##### Stored data #####

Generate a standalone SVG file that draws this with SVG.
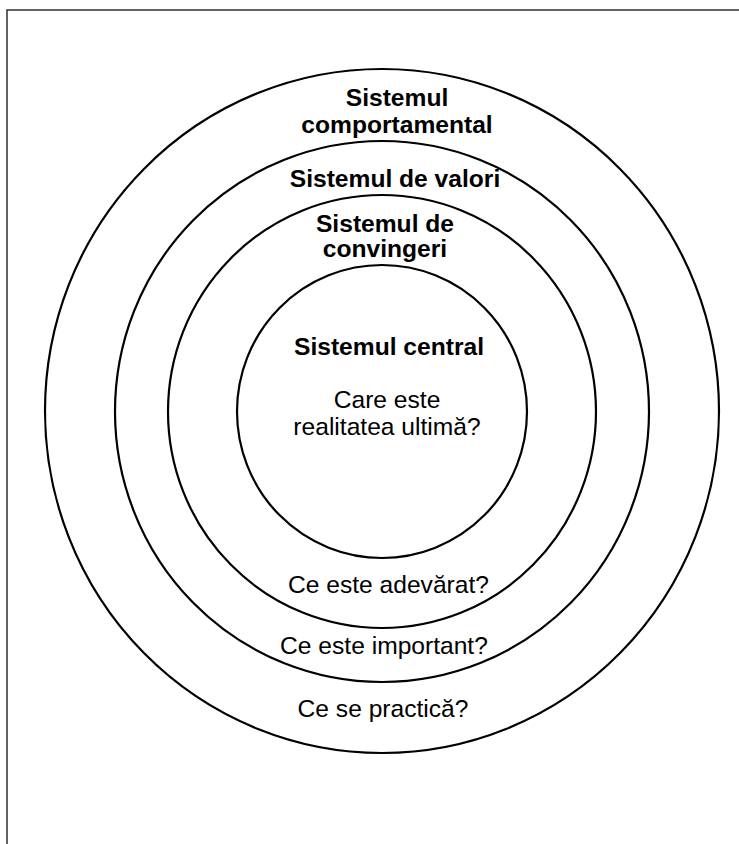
<svg xmlns="http://www.w3.org/2000/svg" width="739" height="844" viewBox="0 0 739 844">
<style>
.ring{fill:none;stroke:#000;stroke-width:2.2}
.b{font-family:"Liberation Sans",Arial,sans-serif;font-weight:bold;font-size:24.6px;text-anchor:middle;fill:#000}
.r{font-family:"Liberation Sans",Arial,sans-serif;font-size:24.6px;text-anchor:middle;fill:#000}
</style>
<rect x="0" y="0" width="739" height="844" fill="#fff"/>
<rect x="7" y="10" width="800" height="900" fill="none" stroke="#222" stroke-width="1.4"/>
<g id="outer">
<ellipse class="ring" cx="382" cy="411" rx="337" ry="342"/>
<text class="b" x="397" y="106">Sistemul</text>
<text class="b" x="397" y="133">comportamental</text>
<text class="r" x="383" y="717">Ce se practică?</text>
</g>
<g id="values">
<ellipse class="ring" cx="382" cy="411.5" rx="267" ry="270.5"/>
<text class="b" x="395" y="187">Sistemul de valori</text>
<text class="r" x="384" y="654">Ce este important?</text>
</g>
<g id="beliefs">
<ellipse class="ring" cx="382" cy="411.5" rx="214" ry="216.5"/>
<text class="b" x="385" y="232">Sistemul de</text>
<text class="b" x="385" y="257">convingeri</text>
<text class="r" x="388.5" y="593">Ce este adevărat?</text>
</g>
<g id="central">
<ellipse class="ring" cx="382" cy="411.5" rx="145" ry="146.5"/>
<text class="b" x="389" y="355">Sistemul central</text>
<text class="r" x="387" y="408">Care este</text>
<text class="r" x="387" y="435">realitatea ultimă?</text>
</g>
<g id="connectors"/>
</svg>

#####

- What is asked:
Repeat the data exactly, excluding the pictures.

- Finished answer:
Generate a standalone SVG file that draws this with SVG.
<svg xmlns="http://www.w3.org/2000/svg" width="739" height="844" viewBox="0 0 739 844">
<style>
.ring{fill:none;stroke:#000;stroke-width:2.2}
.b{font-family:"Liberation Sans",Arial,sans-serif;font-weight:bold;font-size:24.6px;text-anchor:middle;fill:#000}
.r{font-family:"Liberation Sans",Arial,sans-serif;font-size:24.6px;text-anchor:middle;fill:#000}
</style>
<rect x="0" y="0" width="739" height="844" fill="#fff"/>
<rect x="7" y="10" width="800" height="900" fill="none" stroke="#222" stroke-width="1.4"/>
<g id="outer">
<ellipse class="ring" cx="382" cy="411" rx="337" ry="342"/>
<text class="b" x="397" y="106">Sistemul</text>
<text class="b" x="397" y="133">comportamental</text>
<text class="r" x="383" y="717">Ce se practică?</text>
</g>
<g id="values">
<ellipse class="ring" cx="382" cy="411.5" rx="267" ry="270.5"/>
<text class="b" x="395" y="187">Sistemul de valori</text>
<text class="r" x="384" y="654">Ce este important?</text>
</g>
<g id="beliefs">
<ellipse class="ring" cx="382" cy="411.5" rx="214" ry="216.5"/>
<text class="b" x="385" y="232">Sistemul de</text>
<text class="b" x="385" y="257">convingeri</text>
<text class="r" x="388.5" y="593">Ce este adevărat?</text>
</g>
<g id="central">
<ellipse class="ring" cx="382" cy="411.5" rx="145" ry="146.5"/>
<text class="b" x="389" y="355">Sistemul central</text>
<text class="r" x="387" y="408">Care este</text>
<text class="r" x="387" y="435">realitatea ultimă?</text>
</g>
<g id="connectors"/>
</svg>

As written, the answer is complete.